Segundo aquilo que a CNN Portugal conseguiu apurar no local, manifestantes atiraram pedras e garrafas contra a polícia e há registo de pelo menos sete pessoas feridas. Não se sabe, no entanto, se são civis ou agentes da polícia. 

Até ao momento pelo menos quatro carros foram derrubados e um incendiado. Há também caixotes do lixo queimados na Boulevard du Temple, perto da Place de la République.

As estações de metro de Bastille, Chemin-Vert e Sébastien-Froissant foram encerradas ao público e os comboios não param ali "por razões de segurança".

Existem muitas pessoas refugiadas dentro de cafés com medo dos protestos. 

Há também manifestações em Marselha 

Várias centenas de pessoas também se reuniram este sábado à tarde no centro de Marselha, após o apelo da associação para a defesa dos direitos dos Curdos, Solidariedade e Liberdade.

Um pouco antes da manhã, representantes da comunidade curda tinham sido recebidos pelo chefe da polícia parisiense, Laurent Nunez. "Não há dúvida de que se trata de crimes com motivos políticos.
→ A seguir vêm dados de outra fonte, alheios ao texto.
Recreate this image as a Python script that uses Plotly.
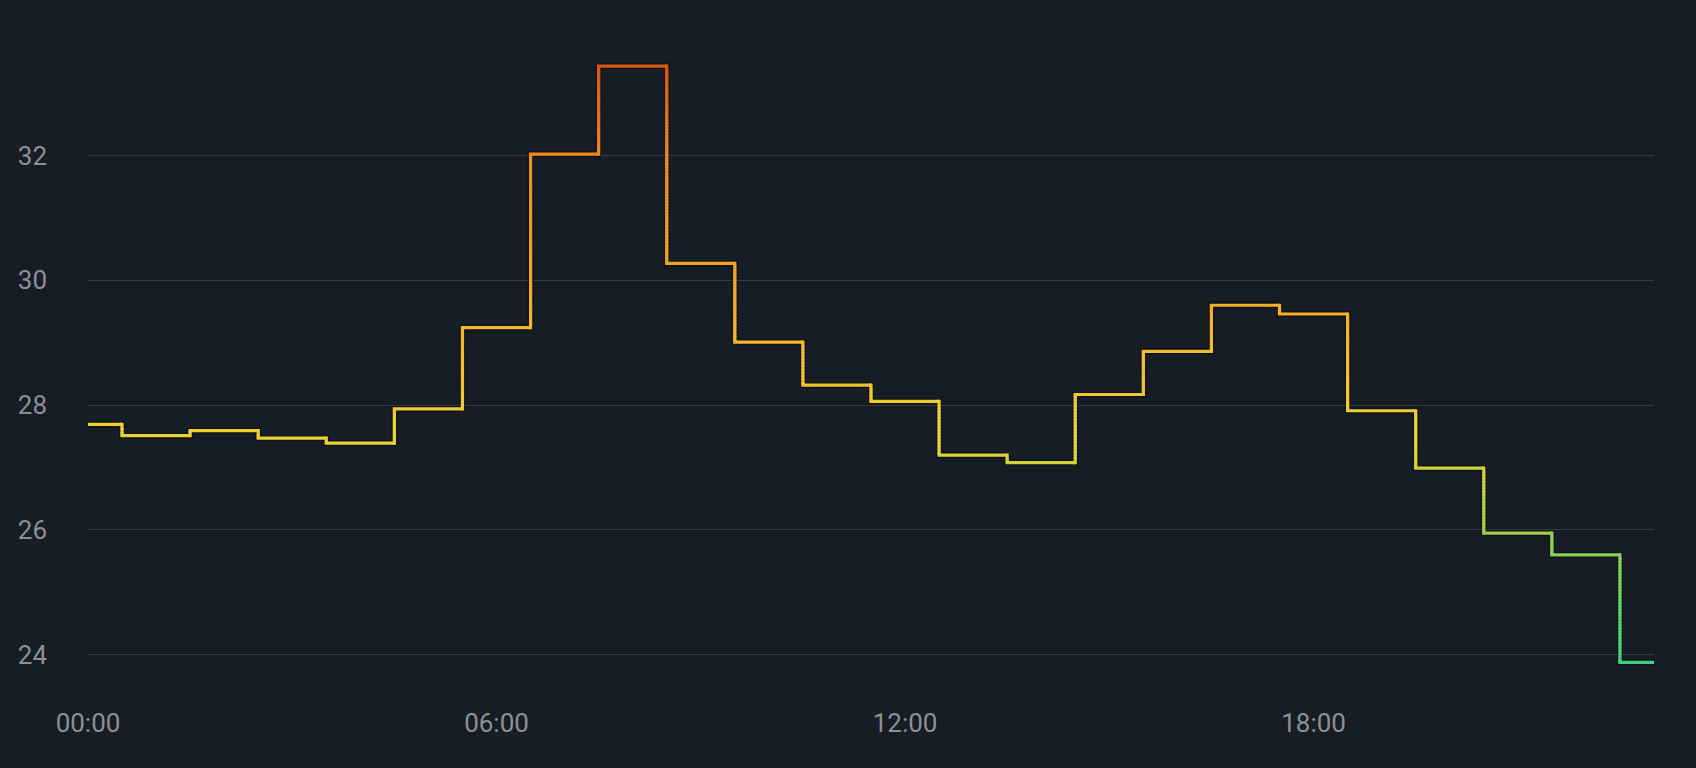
import plotly.graph_objects as go

# hourly readings (hour of day -> value)
hours = [0, 1, 2, 3, 4, 5, 6, 7, 8, 9, 10, 11, 12, 13, 14, 15, 16, 17, 18, 19, 20, 21, 22, 23]
values = [27.69, 27.51, 27.59, 27.47, 27.39, 27.94, 29.24, 32.02, 33.43, 30.27, 29.01, 28.32,
          28.06, 27.20, 27.08, 28.17, 28.86, 29.60, 29.46, 27.91, 26.99, 25.95, 25.60, 23.88]

tick_vals = [0, 6, 12, 18]
tick_text = ["00:00", "06:00", "12:00", "18:00"]
y_ticks = [24, 26, 28, 30, 32]

# value -> colour stops for the line gradient
stop_vals = [23.9, 25.0, 26.0, 27.0, 27.6, 28.4, 29.3, 30.3, 32.0, 33.5]
stop_cols = ["#3dd180", "#6fd064", "#9ccf4a", "#d2d23c", "#ecd334",
             "#f3c330", "#f5b42b", "#f3a222", "#ef8a1b", "#d9560c"]

BG = "#171d24"
GRID = "#343b43"
TXT = "#8a9098"
FONT = "Roboto"


def hex_rgb(h):
    return tuple(int(h[i:i + 2], 16) for i in (1, 3, 5))


def color_for(v):
    if v <= stop_vals[0]:
        return stop_cols[0]
    if v >= stop_vals[-1]:
        return stop_cols[-1]
    for i in range(1, len(stop_vals)):
        if v <= stop_vals[i]:
            t = (v - stop_vals[i - 1]) / (stop_vals[i] - stop_vals[i - 1])
            a, b = hex_rgb(stop_cols[i - 1]), hex_rgb(stop_cols[i])
            c = [round(a[k] + (b[k] - a[k]) * t) for k in range(3)]
            return "#%02x%02x%02x" % tuple(c)


# build the hvh step path, split vertical runs into small pieces for a gradient
path = [(hours[0], values[0])]
for i in range(1, len(hours)):
    mid = (hours[i - 1] + hours[i]) / 2
    path.append((mid, values[i - 1]))
    y0, y1 = values[i - 1], values[i]
    n = max(1, int(abs(y1 - y0) / 0.05))
    for k in range(1, n + 1):
        path.append((mid, y0 + (y1 - y0) * k / n))
path.append((hours[-1], values[-1]))

groups = {}
for k in range(len(path) - 1):
    (xa, ya), (xb, yb) = path[k], path[k + 1]
    if xa == xb and k + 2 < len(path) and path[k + 2][0] == xb:
        # overlap vertical pieces a touch so no seams show between them
        yb_draw = yb + (0.025 if yb > ya else -0.025)
    else:
        yb_draw = yb
    pts = [(xa, ya), (xb, yb_draw)]
    if k > 0:
        xp, yp = path[k - 1]
        if (xp == xa) != (xa == xb):  # direction change: overlap a little for a clean corner
            if xp == xa:
                pts.insert(0, (xa, ya + (0.03 if yp > ya else -0.03)))
            else:
                pts.insert(0, (xa + (0.03 if xp > xa else -0.03), ya))
    col = color_for((ya + yb) / 2)
    g = groups.setdefault(col, ([], []))
    g[0].extend([p[0] for p in pts] + [None])
    g[1].extend([p[1] for p in pts] + [None])

fig = go.Figure()

# soft dark edge under the line
fig.add_trace(go.Scatter(
    x=hours, y=values, mode="lines", line_shape="hvh",
    line=dict(color="rgba(0,0,0,0.35)", width=6),
    hoverinfo="skip", showlegend=False,
))

for col, (xs, ys) in groups.items():
    fig.add_trace(go.Scatter(
        x=xs, y=ys, mode="lines", line=dict(color=col, width=3.2),
        hoverinfo="skip", showlegend=False, connectgaps=False,
    ))

fig.update_layout(
    width=1696,
    height=768,
    plot_bgcolor=BG,
    paper_bgcolor=BG,
    margin=dict(l=88, r=42, t=20, b=82, pad=0),
    font=dict(family=FONT, size=26, color=TXT),
    xaxis=dict(
        range=[0, 23],
        tickvals=tick_vals,
        ticktext=tick_text,
        showgrid=False,
        zeroline=False,
        showline=False,
        ticks="",
        ticklabelstandoff=19,
        tickfont=dict(family=FONT, size=26, color=TXT),
    ),
    yaxis=dict(
        range=[23.5, 34.17],
        tickvals=y_ticks,
        showgrid=True,
        gridcolor=GRID,
        gridwidth=1,
        zeroline=False,
        showline=False,
        ticks="",
        ticklabelstandoff=40,
        tickfont=dict(family=FONT, size=26, color=TXT),
    ),
)

fig.write_html(
    "out.html",
    config={"displayModeBar": False},
    post_script="document.body.style.margin='0';",
)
O facto de as nossas associações serem um alvo é de natureza terrorista e política" , afirmou Agit Polat, porta-voz do Conselho Democrático Curdo em França (CDKF), após a reunião - e lamentou existir "falhas a nível de segurança" .
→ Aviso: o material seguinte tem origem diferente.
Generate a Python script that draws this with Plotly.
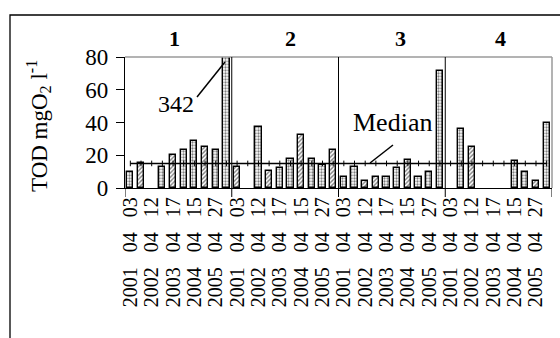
import plotly.graph_objects as go

# ---------------- data ----------------
sites = ["1", "2", "3", "4"]
dates = ["2001 04 03", "2002 04 12", "2003 04 17", "2004 04 15", "2005 04 27"]
site1 = [9.5, 15, None, 13, 20, 23, 29, 25, 23, 342]
site2 = [13, None, 37.5, 10.5, 12, 18, 32.5, 18, 14, 23]
site3 = [7, 13, 4.5, 7, 7, 12, 17, 7, 9.5, 71.5]
site4 = [None, 36, 25, None, None, None, 16.5, 9.5, 4.5, 40]
median_value = 15
outlier_label = "342"

# bar fill styles (d = dense stipple, h = diagonal hatch)
styles1 = ["d", "h", "d", "d", "h", "d", "d", "h", "d", "d"]
styles2 = ["h", "d", "d", "h", "d", "d", "h", "d", "d", "h"]
styles3 = ["d", "d", "h", "h", "d", "d", "h", "d", "d", "d"]
styles4 = ["d", "d", "h", "d", "d", "d", "d", "d", "h", "d"]

values = site1 + site2 + site3 + site4
styles = styles1 + styles2 + styles3 + styles4
n = len(values)
xs = list(range(n))
per_site = len(site1)
shape_map = {"d": ".", "h": "/"}

# tick labels every second sample
tickvals = xs[::2]
ticktext = [d.replace(" ", "\u00a0\u00a0\u00a0") for d in dates] * len(sites)

FONT = "Liberation Serif, Times New Roman, serif"

# pixel geometry of plot area (for annotation placement)
L, R, T, B = 125, 552, 57, 188


def px(xp):
    return (xp - L) / (R - L)


def py(yp):
    return (B - yp) / (B - T)


fig = go.Figure()
fig.add_trace(go.Bar(
    x=xs, y=values, width=0.58,
    marker=dict(
        color="white",
        line=dict(color="black", width=1.4),
        pattern=dict(shape=[shape_map[s] for s in styles], fgcolor="black",
                     bgcolor="white", size=3, solidity=0.45),
    ),
    showlegend=False, hoverinfo="skip",
))
fig.add_trace(go.Scatter(
    x=xs, y=[median_value] * n, mode="lines+markers",
    line=dict(color="black", width=1.5),
    marker=dict(symbol="line-ns-open", size=4, color="black",
                line=dict(color="black", width=1)),
    showlegend=False, cliponaxis=False, hoverinfo="skip",
))

shapes = []
# gray plot-area top and right borders
shapes.append(dict(type="line", xref="paper", yref="paper", x0=0, x1=1, y0=1, y1=1,
                   line=dict(color="#9a9a9a", width=1.5)))
shapes.append(dict(type="line", xref="paper", yref="paper", x0=1, x1=1, y0=0, y1=1,
                   line=dict(color="#9a9a9a", width=1.5)))
# group separators
for k in range(1, len(sites)):
    xb = k * per_site - 0.5
    shapes.append(dict(type="line", xref="x", yref="paper", x0=xb, x1=xb,
                       y0=-9 / (B - T), y1=1, line=dict(color="black", width=1)))
for xb in [-0.5, n - 0.5]:
    shapes.append(dict(type="line", xref="x", yref="paper", x0=xb, x1=xb,
                       y0=-9 / (B - T), y1=0, line=dict(color="black", width=1)))
# leader lines
shapes.append(dict(type="line", xref="paper", yref="paper",
                   x0=px(197), y0=py(97), x1=px(225), y1=py(62),
                   line=dict(color="black", width=1.5)))
shapes.append(dict(type="line", xref="paper", yref="paper",
                   x0=px(393), y0=py(145), x1=px(370), y1=py(163),
                   line=dict(color="black", width=1.5)))
# outer frame
shapes.append(dict(type="rect", xref="paper", yref="paper",
                   x0=px(10), y0=py(15), x1=px(575), y1=py(360),
                   line=dict(color="black", width=1.3)))

annotations = []


def label(text, xp, yp, size, angle=0):
    annotations.append(dict(text=text, xref="paper", yref="paper",
                            x=px(xp), y=py(yp), xanchor="center", yanchor="middle",
                            showarrow=False, textangle=angle,
                            font=dict(family=FONT, size=size, color="black")))


group_x = [174, 290, 400, 500]
for s, gx in zip(sites, group_x):
    label("<b>%s</b>" % s, gx, 38, 22)
label(outlier_label, 176, 104, 24)
label("Median", 392, 122, 26)
label("TOD mgO<sub>2</sub> l<sup>-1</sup>", 38, 126, 23, -90)

fig.update_layout(
    width=560, height=338,
    margin=dict(l=L, r=560 - R, t=T, b=338 - B),
    paper_bgcolor="white", plot_bgcolor="white",
    bargap=0, hovermode=False,
    shapes=shapes, annotations=annotations,
    xaxis=dict(range=[-0.5, n - 0.5], tickmode="array", tickvals=tickvals,
               ticktext=ticktext, tickangle=-90, ticks="", showgrid=False,
               showline=True, linecolor="black", linewidth=1.3, zeroline=False,
               tickfont=dict(family=FONT, size=20, color="black")),
    yaxis=dict(range=[0, 80], tickmode="array", tickvals=[0, 20, 40, 60, 80],
               ticks="outside", ticklen=8, tickcolor="black", tickwidth=1,
               ticklabelstandoff=3,
               showline=True, linecolor="black", linewidth=1.3, showgrid=False,
               zeroline=False,
               tickfont=dict(family=FONT, size=23, color="black")),
)

fig.write_html("out.html", config={"displayModeBar": False},
               post_script="document.body.style.margin='0px';")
Que dimensão tem a comunidade curda em França

França tem a segunda maior diáspora curda, com cerca de 240 mil pessoas, um pouco abaixo da comunidade existente na Alemanha.

O assassinato de três membros desta comunidade reavivou memórias trágicas de quando, há cerca de 10 anos, na mesma zona de Paris, três ativistas do Partido dos Trabalhadores do Curdistão proscrito (PKK), incluindo uma das fundadoras do grupo, foram mortas a tiro num centro curdo, naquilo que foi observado como um ataque direcionado.

Mais tarde, um homem de nacionalidade turca foi acusado posteriormente de ser o autor do triplo assassinato, mas acabou por morrer sob custódia em 2016 antes de ser julgado.

O vereador dos assuntos internacionais da câmara de Paris, Hermano Sanches Ruivo, assume que os incidentes são causa de uma "sociedade fraturada com pessoas que se assumem racistas" e que "isso tem de ser combatido". À CNN Portugal, garante que é preciso questionar porque é que o governo francês deixou passar dez anos sem dar explicações sobre o assassinato de 2013 e reforça que a comunidade turca é composta por "pessoas que atravessaram dificuldades e podem também começar a não se sentir bem-vindas em França".

Por seu lado, o jornalista da Rádio Alfa Didier Caramalho considera que o tiroteio em Paris foi o limite para a comunidade curda, que quer acabar com o estereótipo "terrorista". Em entrevista, acrescenta que a polícia parisiense tem sido surpreendida pelos protestos.

Violência racista?

Apesar das suspeitas na comunidade, não há ainda provas de que os tiros de sexta-feira tivessem motivos políticos e as autoridades francesas têm sido extremamente cautelosas ao sugerir um motivo, sendo as primeiras suspeitas de racismo.

O suspeito é um maquinista de comboio francês reformado de 69 anos com um historial de violência contra migrantes. Em dezembro do ano passado, foi acusado de atacar com uma espada migrantes que viviam em tendas no leste de Paris, ferindo pelo menos dois deles.